In particular, we see what this looks like, what it means to be His holy saints, His holy ones, when we look at this reading from Revelation. Look at that again. And remember this Revelation is from John who was given a vision of heaven. As a quick aside we often think of Revelation as being about the end of this world, and there’s plenty there about that. But all the more, it’s about the saints gathered around the throne of the Lamb, Jesus. And look at that picture. The elder comes to John and says, “Who are these, clothed in white robes, and from where have they come.” John says, “I don’t know, but you do.” And the elder says, “These are the ones coming out of the great tribulation. They have washed their robes and made them white in the blood of the Lamb.” I mentioned this a couple of weeks ago, but this is baptism. This is faith. This is being clothed in the righteousness of Jesus. As we hunger and thirst for righteousness, this is being covered in that righteousness. I often make this point: it is represented by the black of my clerical and the white of this robe, my alb. The black is my sin, but the white is the purity and holiness of Jesus. This is what you were clothed in in baptism: the robe of Jesus’ righteousness, the robe of His perfection—the robe of His holiness. Now you are a holy one. Now you are a saint.
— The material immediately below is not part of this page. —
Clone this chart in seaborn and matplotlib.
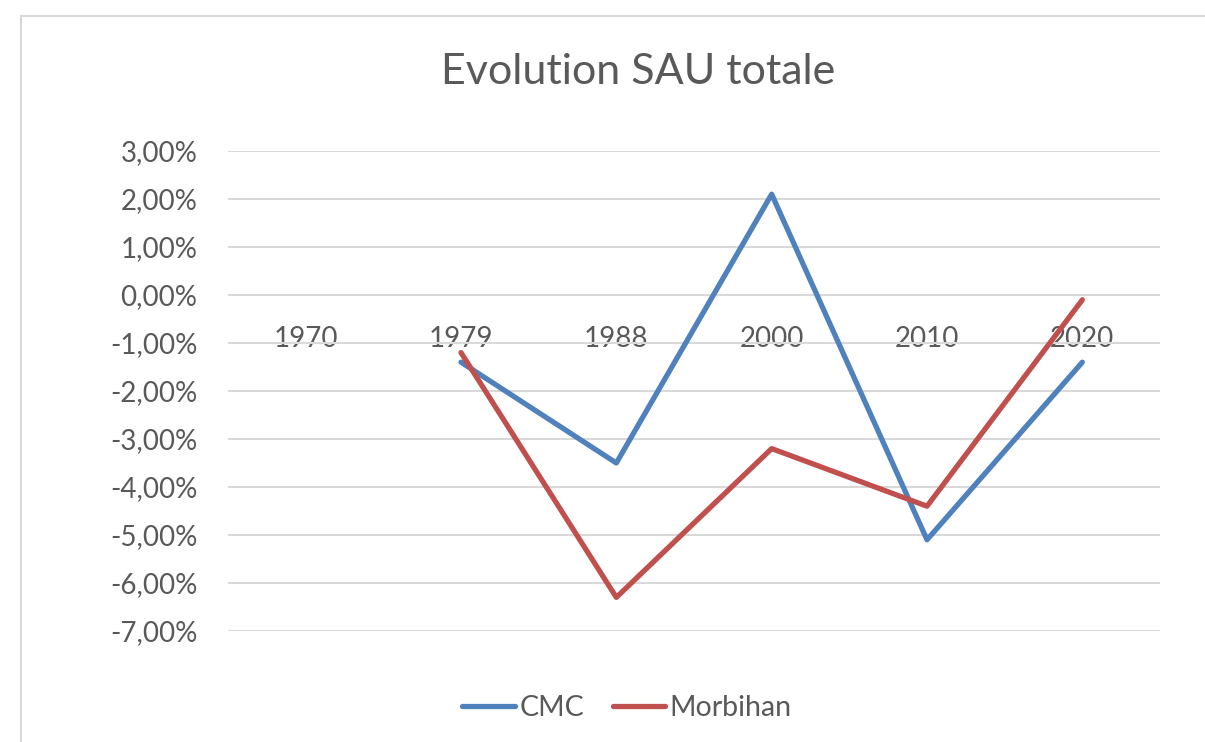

So as we celebrate all saints today we celebrate the holy ones of Jesus. We celebrate your holiness by grace through faith, and the holiness of every saint gathered around the throne. We celebrate by our own gathering around that throne in the Lord’s Supper. Gathering with them around Jesus, because that’s who saints are. They are holy ones, holy ones made holy by the One who is holy. That’s what it means to be a saint. Amen.